Look through the material and copy each line holding "this".

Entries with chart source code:
□ □ □
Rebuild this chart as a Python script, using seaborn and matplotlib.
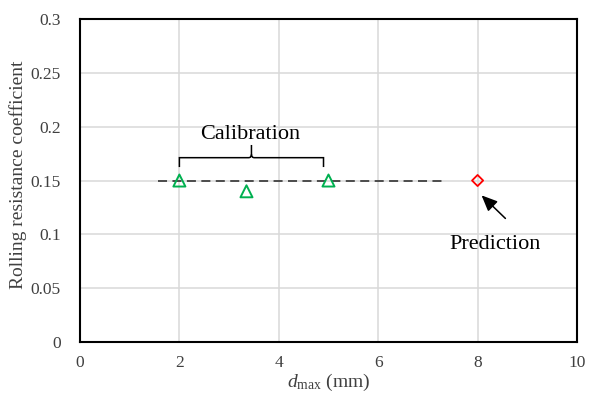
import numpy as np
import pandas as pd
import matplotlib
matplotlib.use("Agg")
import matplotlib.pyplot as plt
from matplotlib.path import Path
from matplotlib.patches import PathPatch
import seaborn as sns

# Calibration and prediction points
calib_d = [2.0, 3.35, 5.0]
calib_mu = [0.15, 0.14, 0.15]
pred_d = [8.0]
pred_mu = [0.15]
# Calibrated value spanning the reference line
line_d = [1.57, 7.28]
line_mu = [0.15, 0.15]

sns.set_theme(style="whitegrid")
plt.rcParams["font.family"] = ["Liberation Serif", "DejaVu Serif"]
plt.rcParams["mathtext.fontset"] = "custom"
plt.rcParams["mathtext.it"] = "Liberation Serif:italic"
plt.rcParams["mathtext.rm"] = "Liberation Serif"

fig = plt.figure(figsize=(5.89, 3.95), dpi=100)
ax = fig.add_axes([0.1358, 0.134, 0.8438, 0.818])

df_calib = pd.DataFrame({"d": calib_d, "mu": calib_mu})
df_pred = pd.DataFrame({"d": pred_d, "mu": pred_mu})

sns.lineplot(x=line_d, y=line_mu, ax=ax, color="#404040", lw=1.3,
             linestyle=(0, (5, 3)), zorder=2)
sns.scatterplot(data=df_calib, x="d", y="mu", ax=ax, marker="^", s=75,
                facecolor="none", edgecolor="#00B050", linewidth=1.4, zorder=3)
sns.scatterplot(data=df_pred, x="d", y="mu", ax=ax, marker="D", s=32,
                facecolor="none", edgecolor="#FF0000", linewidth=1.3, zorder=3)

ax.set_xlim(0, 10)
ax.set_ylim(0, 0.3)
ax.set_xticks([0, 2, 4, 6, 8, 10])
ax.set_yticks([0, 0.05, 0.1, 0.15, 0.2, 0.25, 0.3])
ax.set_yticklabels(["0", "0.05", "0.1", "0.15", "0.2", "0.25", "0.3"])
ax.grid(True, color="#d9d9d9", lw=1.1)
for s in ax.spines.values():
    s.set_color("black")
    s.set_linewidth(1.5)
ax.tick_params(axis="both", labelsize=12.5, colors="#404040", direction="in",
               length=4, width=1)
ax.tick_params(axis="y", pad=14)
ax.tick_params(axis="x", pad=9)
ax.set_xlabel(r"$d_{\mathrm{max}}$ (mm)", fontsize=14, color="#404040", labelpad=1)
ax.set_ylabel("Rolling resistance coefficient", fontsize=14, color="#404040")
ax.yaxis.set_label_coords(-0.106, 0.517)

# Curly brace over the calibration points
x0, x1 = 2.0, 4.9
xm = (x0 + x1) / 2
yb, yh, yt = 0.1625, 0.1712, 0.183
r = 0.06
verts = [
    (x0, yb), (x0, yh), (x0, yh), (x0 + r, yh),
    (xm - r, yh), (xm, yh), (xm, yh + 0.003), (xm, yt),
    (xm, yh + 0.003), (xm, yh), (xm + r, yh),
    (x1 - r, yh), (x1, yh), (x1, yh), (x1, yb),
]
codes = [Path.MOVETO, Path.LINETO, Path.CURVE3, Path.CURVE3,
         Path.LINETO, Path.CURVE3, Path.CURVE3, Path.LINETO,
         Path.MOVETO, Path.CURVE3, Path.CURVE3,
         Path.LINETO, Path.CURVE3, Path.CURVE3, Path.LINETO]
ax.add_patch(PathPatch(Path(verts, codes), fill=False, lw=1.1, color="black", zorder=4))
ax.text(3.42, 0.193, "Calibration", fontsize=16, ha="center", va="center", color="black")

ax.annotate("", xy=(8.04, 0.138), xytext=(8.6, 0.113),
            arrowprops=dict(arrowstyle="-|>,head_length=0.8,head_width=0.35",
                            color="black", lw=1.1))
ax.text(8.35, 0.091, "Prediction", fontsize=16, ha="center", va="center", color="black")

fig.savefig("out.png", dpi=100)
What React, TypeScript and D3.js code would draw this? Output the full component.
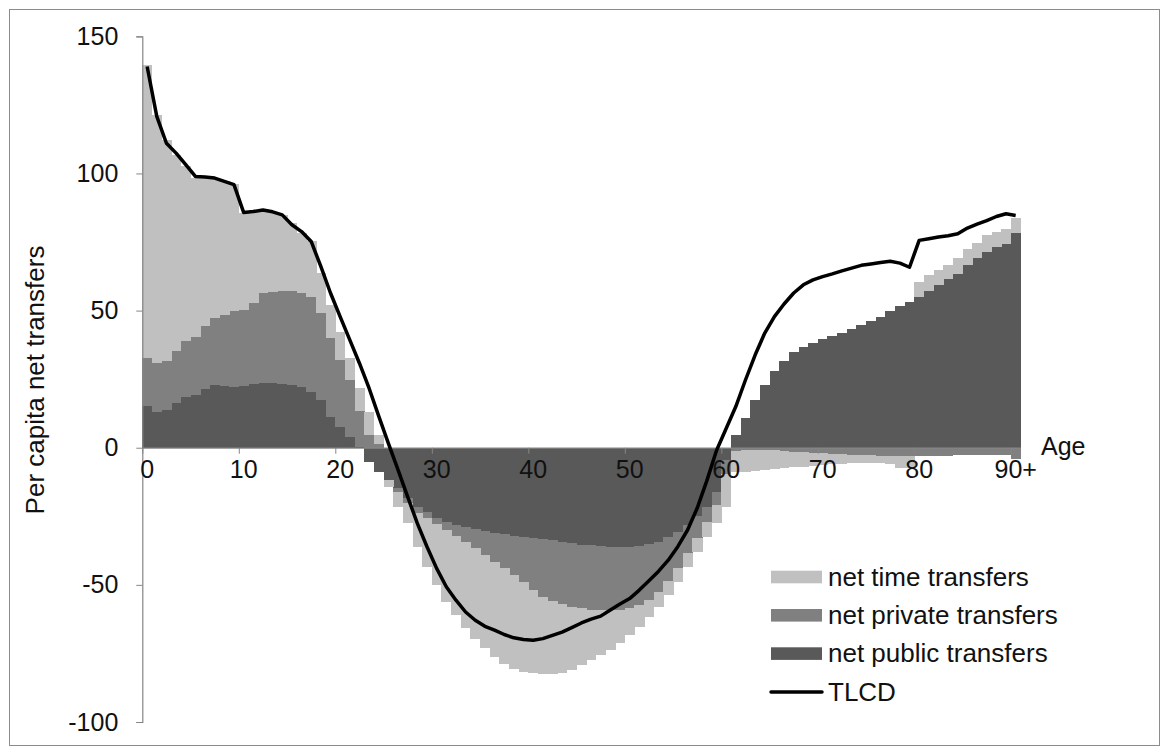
□ □ □
### COMPLETED EXERCISE
Rebuild this chart as a Python script, using seaborn and matplotlib.
What React, TypeScript and D3.js code would draw this? Output the full component.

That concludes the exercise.